Scott Lundstrom, senior vice president and chief technology officer at AMR Research, points out another way in which on demand is not just "business process outsourcing to IBM" by another name. "When you start to look at what the difference is between on demand and outsourcing, certainly there is an implied ongoing improvement that IBM wants its customers to see," Lundstrom says. "That [improvement] comes in two ways: one is IBM's ability to support quick transformation of business process, and the other is their ability to find ongoing efficiencies in a business process. Those two elements ultimately are going to be pretty important in this market, and they're not really a focus of what we might traditionally think of as outsourcing companies."

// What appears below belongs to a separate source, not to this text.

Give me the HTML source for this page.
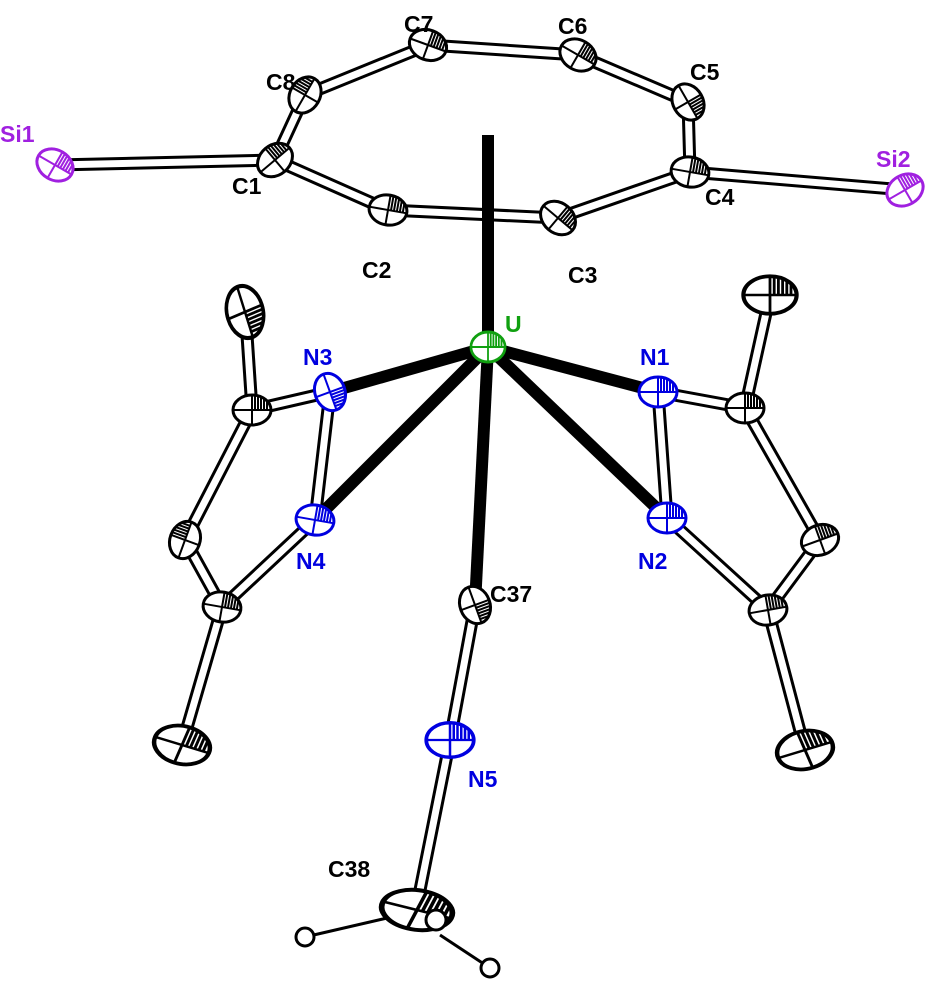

Lundstrom and other analysts seem to agree that the range of technology and services encompassed by "e-Business on Demand" distinguishes IBM's vision from those of other IT providers that are proffering their own version of on demand. The analyst community most frequently cites HP, promoting "Adaptive Enterprise," and Sun, with its cryptically named "N1" strategy, as the other major contenders in this market, although both these providers would rely more on external partners to deliver certain software components of their visions, as well as business transformation and process integration services, according to the analysts. Separately, Oracle is going after the market for grid software, and some analysts see Microsoft, Computer Associates and Veritas competing on the software side, and Dell competing on the hardware side, of utility computing. EDS has scored client wins with its utility computing offering, too.
The Adoption Curve
For all the chatter in vendor and analyst circles about the potential for grid computing and utility computing, and for all the advertising muscle that IBM and others have put behind their on demand messages, broad adoption of these models has been modest to date. For example, interest in grid computing has centered primarily among users of scientific, engineering and mathematical applications. Case in point: United Technologies' aircraft engines division Pratt & Whitney is using a grid-enabled solution called LSF from Markham, Ontario-based Platform Computing to accelerate its turnaround time for computer-aided simulations, reducing engineering time and cutting development costs.

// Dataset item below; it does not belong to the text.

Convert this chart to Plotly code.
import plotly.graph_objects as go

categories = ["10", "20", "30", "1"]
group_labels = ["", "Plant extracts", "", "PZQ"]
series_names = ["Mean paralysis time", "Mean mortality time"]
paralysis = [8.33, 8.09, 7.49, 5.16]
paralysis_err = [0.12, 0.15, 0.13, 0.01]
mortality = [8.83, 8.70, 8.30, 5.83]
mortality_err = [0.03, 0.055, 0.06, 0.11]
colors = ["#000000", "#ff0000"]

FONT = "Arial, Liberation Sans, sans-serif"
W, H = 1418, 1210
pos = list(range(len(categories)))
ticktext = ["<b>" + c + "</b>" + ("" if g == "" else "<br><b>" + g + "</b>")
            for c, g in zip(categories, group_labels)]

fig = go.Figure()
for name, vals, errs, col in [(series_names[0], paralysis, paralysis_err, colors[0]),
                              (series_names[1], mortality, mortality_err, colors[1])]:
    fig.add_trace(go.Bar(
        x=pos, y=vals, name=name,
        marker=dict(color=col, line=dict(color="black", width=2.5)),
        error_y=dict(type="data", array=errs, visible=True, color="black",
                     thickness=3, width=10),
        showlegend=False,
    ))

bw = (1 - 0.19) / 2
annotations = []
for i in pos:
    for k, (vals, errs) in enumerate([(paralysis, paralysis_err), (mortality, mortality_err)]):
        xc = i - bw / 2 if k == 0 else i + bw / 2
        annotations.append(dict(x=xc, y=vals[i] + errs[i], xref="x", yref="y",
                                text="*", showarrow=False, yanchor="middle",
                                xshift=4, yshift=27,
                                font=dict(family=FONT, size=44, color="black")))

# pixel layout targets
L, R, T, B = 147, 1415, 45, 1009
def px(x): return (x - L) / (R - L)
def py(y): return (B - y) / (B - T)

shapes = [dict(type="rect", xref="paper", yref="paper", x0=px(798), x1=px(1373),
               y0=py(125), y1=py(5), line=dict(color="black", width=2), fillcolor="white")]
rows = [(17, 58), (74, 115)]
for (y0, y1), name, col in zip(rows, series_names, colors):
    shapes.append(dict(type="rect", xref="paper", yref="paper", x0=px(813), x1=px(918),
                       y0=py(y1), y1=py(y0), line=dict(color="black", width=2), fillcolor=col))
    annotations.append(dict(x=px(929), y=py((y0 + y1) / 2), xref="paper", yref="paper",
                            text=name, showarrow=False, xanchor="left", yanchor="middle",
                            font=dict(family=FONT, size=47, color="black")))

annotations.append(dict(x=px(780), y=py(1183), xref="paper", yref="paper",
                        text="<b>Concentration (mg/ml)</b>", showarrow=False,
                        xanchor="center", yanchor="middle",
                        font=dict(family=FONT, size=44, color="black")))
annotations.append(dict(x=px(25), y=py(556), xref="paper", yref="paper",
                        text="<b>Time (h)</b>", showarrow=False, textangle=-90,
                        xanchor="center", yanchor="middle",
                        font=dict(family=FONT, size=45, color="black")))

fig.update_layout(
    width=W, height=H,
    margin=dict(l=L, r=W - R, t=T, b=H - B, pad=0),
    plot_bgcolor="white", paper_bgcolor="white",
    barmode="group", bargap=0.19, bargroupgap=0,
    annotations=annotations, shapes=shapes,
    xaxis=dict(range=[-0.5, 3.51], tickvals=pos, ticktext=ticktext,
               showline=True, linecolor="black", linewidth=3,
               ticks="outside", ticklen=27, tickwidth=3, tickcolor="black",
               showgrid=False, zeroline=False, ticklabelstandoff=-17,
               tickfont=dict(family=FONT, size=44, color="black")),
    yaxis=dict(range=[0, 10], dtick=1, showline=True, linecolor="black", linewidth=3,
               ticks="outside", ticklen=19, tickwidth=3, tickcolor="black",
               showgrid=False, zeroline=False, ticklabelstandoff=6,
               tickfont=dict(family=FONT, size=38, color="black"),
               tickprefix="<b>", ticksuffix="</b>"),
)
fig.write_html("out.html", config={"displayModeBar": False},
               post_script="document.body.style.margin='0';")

By contrast, broader business solutions have yet to be re-written to take advantage of the kinds of bump up in efficiency that grid models promise, and companies have yet to tackle the potential political issues that could arise when one business unit seeks to lower its own costs by tapping into the computing power "owned" by another division within the company. In addition, solution providers and enterprises also will have to tackle the issue of priority: Providers must incorporate the ability to assign precedence to certain users or groups of users when they must compete for computing power across a grid; and enterprises will have to address the same issue on the political level within their organizations. In general, Boston-based IT research firm Summit Strategies, in its October 2003 report "Grid Goes to Market," predicts that it will be another three to five years before grid computing emerges as "a core element of many enterprise IT architectures."
Summit Strategies sees a somewhat shorter timeline for the broader adoption of utility computing models. In its August 2003 report "Under New Management: Five-step Strategy for Enabling Utility Computing Operations," the firm predicts that "enterprise management architectures will be transformed during the next two years as ... management strategies for utility computing take hold." The driver? "The promises of dramatic cost savings and business agility benefits from utility-based architectures are too compelling to ignore," Summit writes. Alternatively, Andy Efstathiou and Jamie Gruener, analysts with Boston-based technology consultancy Yankee Group, writing in their August 2003 report "Utility Computing in Next-Gen IT Architectures," see a "deafening" hype around utility computing over the next year, but real-world products incorporating utility computing arriving in volume only in another 18 to 24 months.